“Those who marry will face many troubles in this life.” (1 Corinthians 7:28)
Leave it to the Apostle Paul to speak hard truths. He’s correct. Marriage can be very difficult. Every month at MarriageToday, we receive letters from couples who are struggling.
While the details vary, the story they tell is often the same. It’s a story about trying to undo the damage that has been done. It’s about the wounds caused by the marriage-killers rampant in our society: infidelity, pornography, abuse and stress.
I’ve seen recent studies suggesting that the divorce rate in America has begun to decline over the last few years. And of course that’s news we like to hear. But I suspect divorce is declining only because fewer people are getting married.
Many young people are electing to cohabitate instead of getting married. More and more people simply choose to stay single. The temptation and anxiety associated with marriage is so strong these days that people are afraid to make the commitment.
One study that concerns me most was conducted by the National Center for Family and Demographic Research, and revealed the divorce rate for people over fifty years old has actually doubled in the last two decades. Out of all divorces in our country, 25 percent of them occur between couples over the age of fifty.
In years past, if you made it beyond two or three decades of marriage, you went the distance. That’s not the case anymore. Making it to “the empty nest” is no guarantee of marriage success.
And yet, I still have an optimistic view of marriage. I don’t think God intended marriage to be a constant source of frustration and difficulty. I don’t think it’s something we have to “endure” to become better people.
And I absolutely don’t believe God intended marriage to be dull or ordinary. A marriage modeled after God’s plan can be enormously fulfilling and exciting, full of fun and adventure. When done right, marriage is the most rewarding experience a person can have this side of eternity.
How do I know? Because I’ve seen it happen in my own marriage. God brought Karen and me back from the brink of divorce. I’ve seen it in other marriages, too. After more than thirty years of counseling, the one truth I hold most dear is that no marriage is beyond help.
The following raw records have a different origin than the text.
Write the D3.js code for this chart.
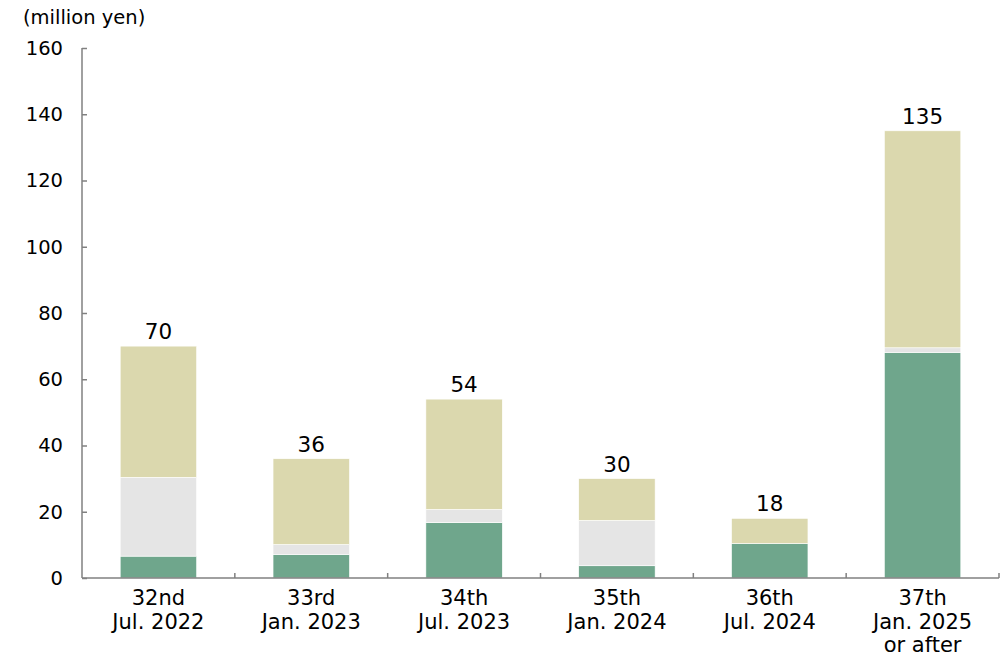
<!DOCTYPE html>
<html>
<head>
<meta charset="utf-8">
<script src="https://cdn.jsdelivr.net/npm/d3@7"></script>
<style>
  body { margin: 0; background: #fff; }
  text { font-family: "DejaVu Sans", Verdana, sans-serif; fill: #000; }
</style>
</head>
<body>
<div id="chart"></div>
<script>
// periods on the x axis (two or three lines each)
var periods = [
    ["32nd", "Jul. 2022"],
    ["33rd", "Jan. 2023"],
    ["34th", "Jul. 2023"],
    ["35th", "Jan. 2024"],
    ["36th", "Jul. 2024"],
    ["37th", "Jan. 2025", "or after"]
];

// stacked segments, bottom to top (million yen)
var greenPart = [6.6, 7.1, 16.7, 3.7, 10.4, 68.1];
var greyPart = [23.8, 3.0, 4.0, 13.7, 0, 1.4];
var khakiPart = [39.6, 25.9, 33.3, 12.6, 7.6, 65.5];

// totals printed above the bars
var totals = [70, 36, 54, 30, 18, 135];

var yTicks = [0, 20, 40, 60, 80, 100, 120, 140, 160];

var width = 1003;
var height = 656;

var margin = {
    top: 48,
    bottom: 78,
    left: 82,
    right: 4
};

var colors = ["#6fa68c", "#e5e5e5", "#dbd8ae"];

var svg = d3.select("#chart")
    .append("svg")
    .attr("width", width)
    .attr("height", height);

var innerW = width - margin.left - margin.right;
var innerH = height - margin.top - margin.bottom;

var g = svg.append("g")
    .attr("transform", "translate(" + margin.left + "," + margin.top + ")");

var x_scale = d3.scaleBand()
    .domain(d3.range(periods.length))
    .range([0, innerW])
    .paddingInner(0.5)
    .paddingOuter(0.25);

var y_scale = d3.scaleLinear()
    .domain([0, 160])
    .range([innerH, 0]);

var rows = periods.map(function(p, i) {
    return { idx: i, green: greenPart[i], grey: greyPart[i], khaki: khakiPart[i] };
});

var stack = d3.stack().keys(["green", "grey", "khaki"]);
var layers = stack(rows);

g.selectAll("g.layer")
    .data(layers)
    .enter()
    .append("g")
    .attr("class", "layer")
    .attr("fill", function(d, i) { return colors[i]; })
    .selectAll("rect")
    .data(function(d) { return d; })
    .enter()
    .append("rect")
    .attr("x", function(d) { return x_scale(d.data.idx); })
    .attr("width", x_scale.bandwidth())
    .attr("y", function(d) { return y_scale(d[1]); })
    .attr("height", function(d) { return y_scale(d[0]) - y_scale(d[1]); })
    .attr("stroke", "#fff")
    .attr("stroke-width", 0.6);

// total labels
g.selectAll("text.total")
    .data(totals)
    .enter()
    .append("text")
    .attr("class", "total")
    .attr("x", function(d, i) { return x_scale(i) + x_scale.bandwidth() / 2; })
    .attr("y", function(d) { return y_scale(d) - 7; })
    .attr("text-anchor", "middle")
    .style("font-size", "21.5px")
    .text(function(d) { return d; });

// y axis, ticks pointing inward
var y_axis = d3.axisRight(y_scale)
    .tickValues(yTicks)
    .tickSize(5)
    .tickFormat(d3.format("d"));

var yg = g.append("g")
    .attr("class", "y axis")
    .call(y_axis);
yg.select(".domain").attr("stroke", "#808080").attr("stroke-width", 1.5)
    .attr("d", "M0," + y_scale(160) + "V" + innerH);
yg.selectAll(".tick line").attr("stroke", "#808080").attr("stroke-width", 1.5);
yg.selectAll(".tick text")
    .attr("x", -19)
    .attr("text-anchor", "end")
    .style("font-size", "19.5px");

// x axis baseline and separators between periods
g.append("line")
    .attr("x1", 0)
    .attr("x2", innerW)
    .attr("y1", innerH)
    .attr("y2", innerH)
    .attr("stroke", "#808080")
    .attr("stroke-width", 1.5);

var step = x_scale.step();
var bandStart = x_scale(0) - x_scale.paddingInner() * step / 2;
g.selectAll("line.sep")
    .data(d3.range(1, periods.length + 1))
    .enter()
    .append("line")
    .attr("class", "sep")
    .attr("x1", function(d) { return bandStart + d * step; })
    .attr("x2", function(d) { return bandStart + d * step; })
    .attr("y1", innerH)
    .attr("y2", innerH - 5)
    .attr("stroke", "#808080")
    .attr("stroke-width", 1.5);

// category labels
var lbl = g.selectAll("text.cat")
    .data(periods)
    .enter()
    .append("text")
    .attr("class", "cat")
    .attr("text-anchor", "middle")
    .attr("transform", function(d, i) {
        return "translate(" + (x_scale(i) + x_scale.bandwidth() / 2) + "," + (innerH + 27) + ")";
    })
    .style("font-size", "21px");

lbl.selectAll("tspan")
    .data(function(d) { return d; })
    .enter()
    .append("tspan")
    .attr("x", 0)
    .attr("dy", function(d, i) { return i === 0 ? 0 : 23.5; })
    .text(function(d) { return d; });

// unit label
svg.append("text")
    .attr("x", 23)
    .attr("y", 24)
    .style("font-size", "19.5px")
    .text("(million yen)");
</script>
</body>
</html>
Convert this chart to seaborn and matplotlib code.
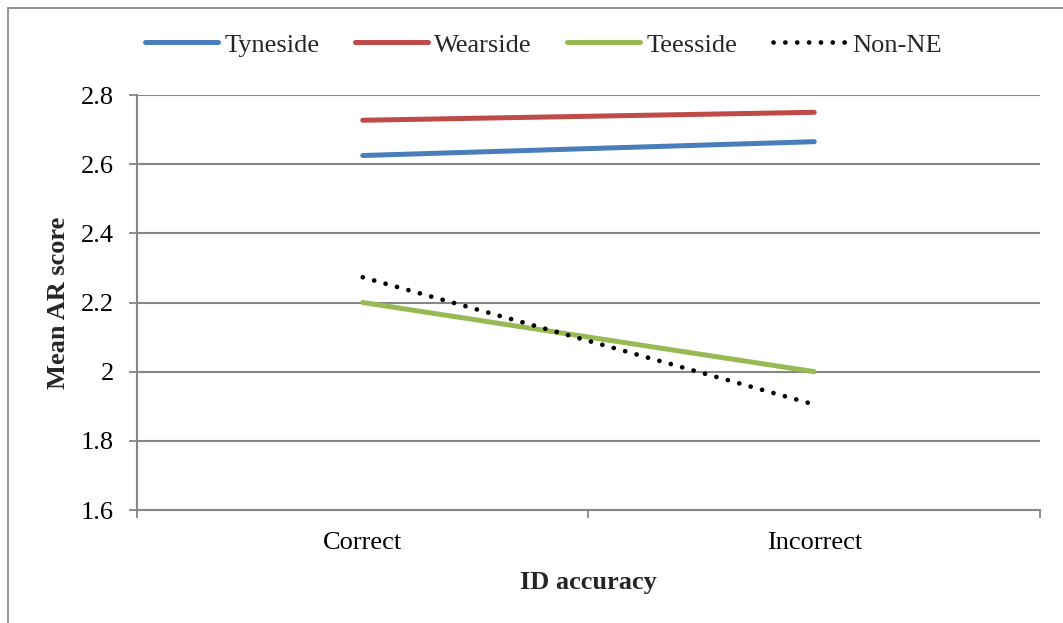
import matplotlib
matplotlib.use("Agg")
import matplotlib.pyplot as plt
import seaborn as sns
import pandas as pd
from matplotlib.patches import Rectangle
from matplotlib.ticker import FixedLocator, FuncFormatter

# Mean AR scores by region and ID accuracy
categories = ["Correct", "Incorrect"]
tyneside = [2.625, 2.665]
wearside = [2.727, 2.750]
teesside = [2.200, 2.000]
non_ne = [2.273, 1.905]
regions = ["Tyneside", "Wearside", "Teesside", "Non-NE"]
y_ticks = [1.6, 1.8, 2.0, 2.2, 2.4, 2.6, 2.8]

df = pd.DataFrame({
    "ID accuracy": categories * 4,
    "Mean AR score": tyneside + wearside + teesside + non_ne,
    "Region": [r for r in regions for _ in categories],
})

sns.set_theme(style="white")
plt.rcParams["font.family"] = ["Liberation Serif", "DejaVu Serif"]

palette = {"Tyneside": "#4A7EBB", "Wearside": "#BE4B48",
           "Teesside": "#98B954", "Non-NE": "#000000"}
FS = 19
LW = 3.6
DOT = (0.01, 2.5)

fig = plt.figure(figsize=(10.63, 6.23), dpi=100)
fig.patches.append(Rectangle((8 / 1063, -0.1), 1.2, (623 - 8) / 623 + 0.1,
                             transform=fig.transFigure, fill=False,
                             edgecolor="#8C8C8C", linewidth=1.3))
ax = fig.add_axes([137 / 1063, 1 - 510 / 623, (1040 - 137) / 1063, (510 - 95) / 623])

sns.lineplot(data=df, x="ID accuracy", y="Mean AR score", hue="Region",
             hue_order=regions, palette=palette, linewidth=LW, ax=ax,
             sort=False, legend=False)

for line, name in zip(ax.get_lines(), regions):
    line.set_solid_capstyle("round")
    if name == "Non-NE":
        line.set_linewidth(3.4)
        line.set_dashes(DOT)
        line.set_dash_capstyle("round")

ax.set_xlim(-0.5, 1.5)
ax.set_ylim(1.6, 2.8)
ax.yaxis.set_major_locator(FixedLocator(y_ticks))
ax.yaxis.set_major_formatter(FuncFormatter(lambda v, p: f"{v:g}"))
ax.set_xticks([0, 1])
ax.set_xticklabels(categories)
ax.xaxis.set_minor_locator(FixedLocator([-0.5, 0.5, 1.5]))

grid_c = "#868686"
ax.grid(axis="y", color=grid_c, linewidth=1.5)
ax.set_axisbelow(True)
for s in ["top", "right"]:
    ax.spines[s].set_visible(False)
for s in ["left", "bottom"]:
    ax.spines[s].set_color(grid_c)
    ax.spines[s].set_linewidth(1.5)

ax.tick_params(axis="y", which="major", direction="out", length=5.5, width=1.3,
               color=grid_c, left=True, labelsize=FS, pad=11, labelcolor="black")
ax.tick_params(axis="x", which="major", length=0, labelsize=FS, pad=16,
               labelcolor="black")
ax.tick_params(axis="x", which="minor", direction="out", length=5.5, width=1.3,
               color=grid_c, bottom=True)

ax.set_xlabel("ID accuracy", fontsize=FS, fontweight="bold", labelpad=12)
ax.set_ylabel("Mean AR score", fontsize=FS, fontweight="bold", labelpad=8)

handles = [plt.Line2D([], [], color=palette[r], linewidth=LW,
                      solid_capstyle="round") for r in regions[:3]]
dot = plt.Line2D([], [], color="black", linewidth=3.4)
dot.set_dashes(DOT)
dot.set_dash_capstyle("round")
handles.append(dot)
fig.legend(handles, regions, loc="center",
           bbox_to_anchor=(0.5 + 12 / 1063, 1 - 45 / 623),
           ncol=4, frameon=False, fontsize=FS, handlelength=2.75,
           handletextpad=0.25, columnspacing=1.35)

fig.savefig("out.png", dpi=100)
Any marriage can have a 100 percent chance of success.
Any couple, regardless of their baggage or heartbreak, can rebuild a strained and broken marriage into a love affair that is divorce-proof, affair-proof, boredom-proof and disappointment-proof.
I believe these things because I’ve seen them happen again and again by couples who build their marriage on God’s principles rather than the world’s. But to make it the case in your marriage, you also must have an optimistic view of marriage. You have to be open to God’s teaching and willing to pursue it.
Examine your heart and attitude. Are you hopeful about your marriage? That attitude of hope is where healing begins.